Thursday, March 31, 2011

Tale of a Slave



---------- Forwarded message ----------
From: David St


The following is take from Tom Wood's now book, Rollback, pgs 184-185. I feel stupid that I never heard of Nozick's Tale before.

DRS

 

In Anarchy, State, and Utopia (1974), Harvard philosopher Robert Nozick recounts what he calls the Tale of a Slave, and invites the reader to consider himself as the slave in the story. The story moves through nine stages:

 

First: You are a slave at the mercy of a brutal master, who forces you to work for his purposes and beats you arbitrarily.

 

Second: The master decides to only beat you for breaking the rules, and even grants you some free time.

 

Third: You are part of a group of slaves subject to this master.
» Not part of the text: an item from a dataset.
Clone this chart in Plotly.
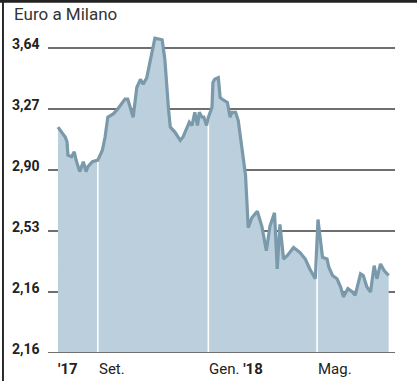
import numpy as np
import pandas as pd
import plotly.graph_objects as go

# Euro price in Milan, July 2017 - July 2018
date = [
    "2017-07-19", "2017-07-27", "2017-07-29", "2017-07-30", "2017-08-03", "2017-08-06",
    "2017-08-08", "2017-08-12", "2017-08-16", "2017-08-19", "2017-08-21", "2017-08-26",
    "2017-09-01", "2017-09-06", "2017-09-09", "2017-09-12", "2017-09-18", "2017-09-23",
    "2017-10-01", "2017-10-04", "2017-10-10", "2017-10-14", "2017-10-18", "2017-10-21",
    "2017-10-25", "2017-10-31", "2017-11-03", "2017-11-11", "2017-11-14", "2017-11-18",
    "2017-11-20", "2017-11-25", "2017-12-01", "2017-12-04", "2017-12-09", "2017-12-11",
    "2017-12-14", "2017-12-17", "2017-12-20", "2017-12-22", "2017-12-25", "2017-12-27",
    "2017-12-30", "2018-01-01", "2018-01-05", "2018-01-06", "2018-01-08", "2018-01-12",
    "2018-01-14", "2018-01-16", "2018-01-22", "2018-01-25", "2018-01-27", "2018-01-31",
    "2018-02-03", "2018-02-07", "2018-02-11", "2018-02-14", "2018-02-18", "2018-02-24",
    "2018-03-01", "2018-03-06", "2018-03-10", "2018-03-15", "2018-03-18", "2018-03-21",
    "2018-03-25", "2018-03-29", "2018-04-05", "2018-04-12", "2018-04-18", "2018-04-23",
    "2018-04-29", "2018-05-02", "2018-05-07", "2018-05-12", "2018-05-14", "2018-05-18",
    "2018-05-23", "2018-05-27", "2018-05-30", "2018-06-04", "2018-06-09", "2018-06-12",
    "2018-06-18", "2018-06-21", "2018-06-25", "2018-06-29", "2018-07-03", "2018-07-06",
    "2018-07-10", "2018-07-14", "2018-07-19",
]
prezzo = [
    3.16, 3.10, 3.07, 2.99, 2.98, 3.01,
    2.96, 2.89, 2.95, 2.89, 2.92, 2.95,
    2.96, 3.02, 3.10, 3.22, 3.24, 3.27,
    3.33, 3.33, 3.22, 3.40, 3.45, 3.42,
    3.46, 3.61, 3.70, 3.69, 3.57, 3.27,
    3.16, 3.13, 3.08, 3.10, 3.17, 3.19,
    3.17, 3.25, 3.17, 3.25, 3.22, 3.22,
    3.17, 3.22, 3.28, 3.43, 3.45, 3.46,
    3.34, 3.33, 3.31, 3.22, 3.25, 3.25,
    3.20, 3.05, 2.87, 2.55, 2.61, 2.65,
    2.56, 2.41, 2.56, 2.64, 2.30, 2.57,
    2.36, 2.38, 2.43, 2.40, 2.36, 2.30,
    2.24, 2.60, 2.37, 2.36, 2.31, 2.26,
    2.24, 2.19, 2.13, 2.18, 2.16, 2.14,
    2.27, 2.26, 2.19, 2.16, 2.32, 2.24,
    2.33, 2.29, 2.26,
]

# y-axis ticks (the bottom label repeats "2,16" as printed)
tick_vals = [1.79, 2.16, 2.53, 2.90, 3.27, 3.64]
tick_text = ["2,16", "2,16", "2,53", "2,90", "3,27", "3,64"]

# month markers along the time axis
mesi = ["2017-09-01", "2018-01-01", "2018-05-01"]
mesi_label = ["Set.", "Gen. <b>'18</b>", "Mag."]
inizio_label = "<b>'17</b>"

FILL = "#bccfdc"
LINE = "#7a99ab"
GRID = "#6f6f6f"
INK = "#222222"
FONT = "Roboto"

x = pd.to_datetime(date)
y_min = tick_vals[0]
x_range = ["2017-07-08", "2018-07-26"]
y_range = [y_min, 3.749]

fig = go.Figure()

# filled area under the price line
fig.add_trace(go.Scatter(
    x=x, y=prezzo, mode="lines", line=dict(width=0, color=FILL),
    fill="tozeroy", fillcolor=FILL, hoverinfo="skip", showlegend=False,
))

# white month separators, from the baseline up to the series
xn = x.values.astype("int64")
for m in mesi:
    t = pd.Timestamp(m)
    top = float(np.interp(t.value, xn, prezzo))
    fig.add_trace(go.Scatter(
        x=[t, t], y=[y_min, top], mode="lines",
        line=dict(color="white", width=1.6), hoverinfo="skip", showlegend=False,
    ))

# price line
fig.add_trace(go.Scatter(
    x=x, y=prezzo, mode="lines",
    line=dict(color=LINE, width=3.2, shape="linear"),
    showlegend=False,
))

annotations = []
# y tick labels
for v, t in zip(tick_vals, tick_text):
    annotations.append(dict(
        x=-0.016, xref="paper", y=v, yref="y", yshift=4,
        text=f"<b>{t}</b>", showarrow=False, xanchor="right", yanchor="middle",
        font=dict(family=FONT, size=14, color=INK),
    ))
# x labels
annotations.append(dict(
    x=date[0], xref="x", y=-0.048, yref="paper", text=inizio_label,
    showarrow=False, xanchor="left", yanchor="middle", xshift=-2,
    font=dict(family=FONT, size=15, color=INK),
))
for m, t in zip(mesi, mesi_label):
    annotations.append(dict(
        x=m, xref="x", y=-0.048, yref="paper", text=t,
        showarrow=False, xanchor="left", yanchor="middle", xshift=-1,
        font=dict(family=FONT, size=15, color=INK),
    ))
# title
annotations.append(dict(
    x=-0.105, xref="paper", y=1.048, yref="paper", text="Euro a Milano",
    showarrow=False, xanchor="left", yanchor="middle",
    font=dict(family=FONT, size=17, color="#333333"),
))

shapes = [
    # frame: top bar and left rule
    dict(type="rect", xref="paper", yref="paper", x0=-0.16, x1=1.07,
         y0=1.084, y1=1.10, fillcolor="#222222", line=dict(width=0)),
    dict(type="rect", xref="paper", yref="paper", x0=-0.1325, x1=-0.127,
         y0=-0.09, y1=1.10, fillcolor="#222222", line=dict(width=0)),
    # baseline
    dict(type="line", xref="paper", yref="y", x0=0, x1=1, y0=y_min, y1=y_min,
         line=dict(color=GRID, width=2)),
]

fig.update_layout(
    width=417, height=381,
    margin=dict(l=48, r=22, t=30, b=28),
    paper_bgcolor="white", plot_bgcolor="white",
    showlegend=False,
    annotations=annotations,
    shapes=shapes,
    xaxis=dict(range=x_range, showgrid=False, showticklabels=False,
               zeroline=False, showline=False, ticks=""),
    yaxis=dict(range=y_range, tickvals=tick_vals[1:], showticklabels=False,
               showgrid=True, gridcolor=GRID, gridwidth=2,
               zeroline=False, showline=False, ticks=""),
)

fig.write_html("out.html")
He decides, on grounds acceptable to everyone, how goods should be allocated among you all.

 

Fourth: The master requires his slaves to work only three days per week, granting them the other four days off. They can do as they wish during their free time.

 

Fifth: The master now allows the slaves to work whenever they wish. His main caveat is that they must send him three-sevenths of their wages, corresponding to the three day's worth of work they once had to do on his land very week. In an emergency he can force them to do his biding once again, and he retains the power to alter the fraction of their wages to which he lays claim.

 

Sixth: The master grants all 10,000 of his slaves, except you, the right to vote. They can decide among themselves how much of their (and your) earnings to take and what outlets to fund with the money. They can decide what you are and are not allowed to do. We can suppose for the sake of argument that the mater irrevocably grants this right to the 10,000 slaves. You now have 10,000 masters, or a single 10,000-headed master.

 

Seventh: You are granted the freedom to try to persuade the 10,000 to exercise their vast powers in a particular way. You still do not have the right to vote, but you can try to influence those who do.

 

Eighth: The 10,000 grant you the right to vote, but only to break a tie. You write down your vote, and if a tie should occur, they open it and record it. No tie has ever occurred.

 

Ninth: You are granted the right to vote. But functionally, it simply means, as in the eighth stage, that in case of a tie, which has never occurred, our vote carries the issue.

 

Nozick's question is this: at what stage between 1 and 9 did this become something other than the tale of a slave?